At this point we can either make a bruteforcer ourselves, or let Z3 do the

dirty job. Sometime ago Rolf Rolles answered a fun question by providing a

theorem-prover based solution. This small answer can be found here:

http://stackoverflow.com/questions/14547087/extracting-bits-with-a-single-multiplication/14551792#14551792

Based on this solution we made our own Z3 solver. First one must learn a bit

about SMT solvers; as we operate the integers on a bit-level here, we must use

BitVectors. These BitVectors can be pretty much any size, but here we’ll use

32 bit-sized BitVectors as our required numbers are 32-bits. Our first attempt

in making the Z3 solver was based on the LIB-SMT2 library; basically one

submits a .smt2 file to the z3 binary and it gives a result in return.

Our first .smt2 file looked like the following. (Note that #xdeadbeef

represents a hexadecimal value which will be interpreted as BitVector.)

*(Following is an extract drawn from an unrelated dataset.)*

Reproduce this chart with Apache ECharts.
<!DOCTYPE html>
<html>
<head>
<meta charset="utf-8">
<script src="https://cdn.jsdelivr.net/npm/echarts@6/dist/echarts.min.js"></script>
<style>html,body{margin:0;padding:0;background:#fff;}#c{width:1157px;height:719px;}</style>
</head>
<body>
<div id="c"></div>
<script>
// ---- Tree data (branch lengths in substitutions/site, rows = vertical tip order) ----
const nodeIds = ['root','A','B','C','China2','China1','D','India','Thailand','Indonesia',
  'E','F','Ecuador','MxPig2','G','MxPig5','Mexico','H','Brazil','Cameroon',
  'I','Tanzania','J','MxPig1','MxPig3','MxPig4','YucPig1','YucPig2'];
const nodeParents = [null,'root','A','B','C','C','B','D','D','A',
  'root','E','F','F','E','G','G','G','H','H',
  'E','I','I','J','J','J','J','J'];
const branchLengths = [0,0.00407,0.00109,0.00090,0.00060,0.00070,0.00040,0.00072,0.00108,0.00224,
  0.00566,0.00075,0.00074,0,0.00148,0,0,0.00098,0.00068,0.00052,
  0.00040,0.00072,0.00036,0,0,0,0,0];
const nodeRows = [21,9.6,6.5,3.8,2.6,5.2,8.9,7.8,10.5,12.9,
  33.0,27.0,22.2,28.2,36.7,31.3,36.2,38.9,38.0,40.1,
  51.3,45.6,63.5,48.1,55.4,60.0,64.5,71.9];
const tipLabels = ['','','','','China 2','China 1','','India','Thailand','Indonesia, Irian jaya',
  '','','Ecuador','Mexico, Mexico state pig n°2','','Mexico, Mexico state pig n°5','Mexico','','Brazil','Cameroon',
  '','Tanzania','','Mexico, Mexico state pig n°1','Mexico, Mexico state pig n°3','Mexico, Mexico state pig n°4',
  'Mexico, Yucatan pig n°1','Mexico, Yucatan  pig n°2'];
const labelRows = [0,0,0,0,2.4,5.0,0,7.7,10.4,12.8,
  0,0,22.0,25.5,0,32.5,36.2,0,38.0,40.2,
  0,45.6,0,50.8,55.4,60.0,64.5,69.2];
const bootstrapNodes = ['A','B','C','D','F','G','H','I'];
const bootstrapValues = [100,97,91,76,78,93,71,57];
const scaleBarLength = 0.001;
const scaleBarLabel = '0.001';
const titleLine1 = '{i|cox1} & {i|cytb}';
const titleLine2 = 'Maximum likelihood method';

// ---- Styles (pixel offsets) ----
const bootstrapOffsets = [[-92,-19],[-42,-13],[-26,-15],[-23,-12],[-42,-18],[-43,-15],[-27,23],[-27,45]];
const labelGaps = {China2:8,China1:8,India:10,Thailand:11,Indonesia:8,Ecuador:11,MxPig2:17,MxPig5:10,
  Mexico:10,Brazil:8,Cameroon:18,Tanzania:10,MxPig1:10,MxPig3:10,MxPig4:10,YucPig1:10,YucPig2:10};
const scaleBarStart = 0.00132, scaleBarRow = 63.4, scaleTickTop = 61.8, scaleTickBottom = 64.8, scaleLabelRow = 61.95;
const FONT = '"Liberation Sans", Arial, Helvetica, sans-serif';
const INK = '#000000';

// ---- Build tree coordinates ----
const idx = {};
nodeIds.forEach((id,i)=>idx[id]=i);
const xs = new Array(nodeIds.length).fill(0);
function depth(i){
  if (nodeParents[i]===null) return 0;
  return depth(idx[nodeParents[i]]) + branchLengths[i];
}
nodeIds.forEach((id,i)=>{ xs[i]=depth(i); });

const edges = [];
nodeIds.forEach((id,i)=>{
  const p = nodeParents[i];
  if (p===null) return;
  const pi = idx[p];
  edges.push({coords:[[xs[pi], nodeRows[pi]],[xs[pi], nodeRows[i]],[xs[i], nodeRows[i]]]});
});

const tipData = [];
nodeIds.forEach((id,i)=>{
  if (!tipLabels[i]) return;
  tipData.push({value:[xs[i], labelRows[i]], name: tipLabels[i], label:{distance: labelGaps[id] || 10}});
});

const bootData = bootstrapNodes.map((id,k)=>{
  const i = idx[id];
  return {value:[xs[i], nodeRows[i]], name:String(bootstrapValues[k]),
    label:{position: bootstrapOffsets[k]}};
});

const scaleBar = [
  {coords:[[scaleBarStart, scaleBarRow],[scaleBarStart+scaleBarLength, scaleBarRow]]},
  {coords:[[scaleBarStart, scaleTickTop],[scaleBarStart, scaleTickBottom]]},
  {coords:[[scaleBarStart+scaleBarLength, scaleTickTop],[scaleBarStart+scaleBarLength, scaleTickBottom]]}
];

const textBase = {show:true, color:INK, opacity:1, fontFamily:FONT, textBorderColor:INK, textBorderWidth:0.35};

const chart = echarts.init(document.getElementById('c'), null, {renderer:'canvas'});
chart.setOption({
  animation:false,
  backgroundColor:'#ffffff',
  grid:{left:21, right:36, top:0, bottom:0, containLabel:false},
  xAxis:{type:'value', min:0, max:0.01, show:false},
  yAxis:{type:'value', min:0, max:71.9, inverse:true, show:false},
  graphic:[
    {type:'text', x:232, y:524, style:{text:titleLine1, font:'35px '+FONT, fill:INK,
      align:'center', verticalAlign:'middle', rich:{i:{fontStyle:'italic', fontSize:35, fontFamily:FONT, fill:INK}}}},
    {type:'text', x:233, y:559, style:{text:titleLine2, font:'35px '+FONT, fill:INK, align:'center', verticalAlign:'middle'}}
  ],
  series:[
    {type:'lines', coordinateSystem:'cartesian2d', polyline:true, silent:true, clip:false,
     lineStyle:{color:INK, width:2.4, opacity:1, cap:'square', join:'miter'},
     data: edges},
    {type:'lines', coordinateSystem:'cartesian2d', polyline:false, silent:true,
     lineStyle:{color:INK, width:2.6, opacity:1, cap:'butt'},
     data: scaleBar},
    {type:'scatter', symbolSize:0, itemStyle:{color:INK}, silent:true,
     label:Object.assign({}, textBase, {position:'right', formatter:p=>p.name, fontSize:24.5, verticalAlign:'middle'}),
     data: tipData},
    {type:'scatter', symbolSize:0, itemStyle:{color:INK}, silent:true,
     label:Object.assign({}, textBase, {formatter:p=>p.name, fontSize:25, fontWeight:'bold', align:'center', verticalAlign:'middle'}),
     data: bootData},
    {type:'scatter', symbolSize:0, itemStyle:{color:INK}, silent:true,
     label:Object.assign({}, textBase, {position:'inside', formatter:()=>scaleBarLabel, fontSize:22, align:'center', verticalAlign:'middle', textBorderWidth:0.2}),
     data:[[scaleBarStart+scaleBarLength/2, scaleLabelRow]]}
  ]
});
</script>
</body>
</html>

(set-logic BV) (declare-const input (_ BitVec 32)) (assert (= ; algorithm from the binary (bvadd (bvxor (bvor (bvshl input (_ bv21 32)) (bvashr input (_ bv21 32))) #xdeadbeef) #xdeadbeef) ; magic value from the binary #x2f5b7b03)) (check-sat) (get-model)

So what happens here? First we declared our input variable, which is a 32-bit

BitVector. Then we make an assert that the following condition(s) must be met.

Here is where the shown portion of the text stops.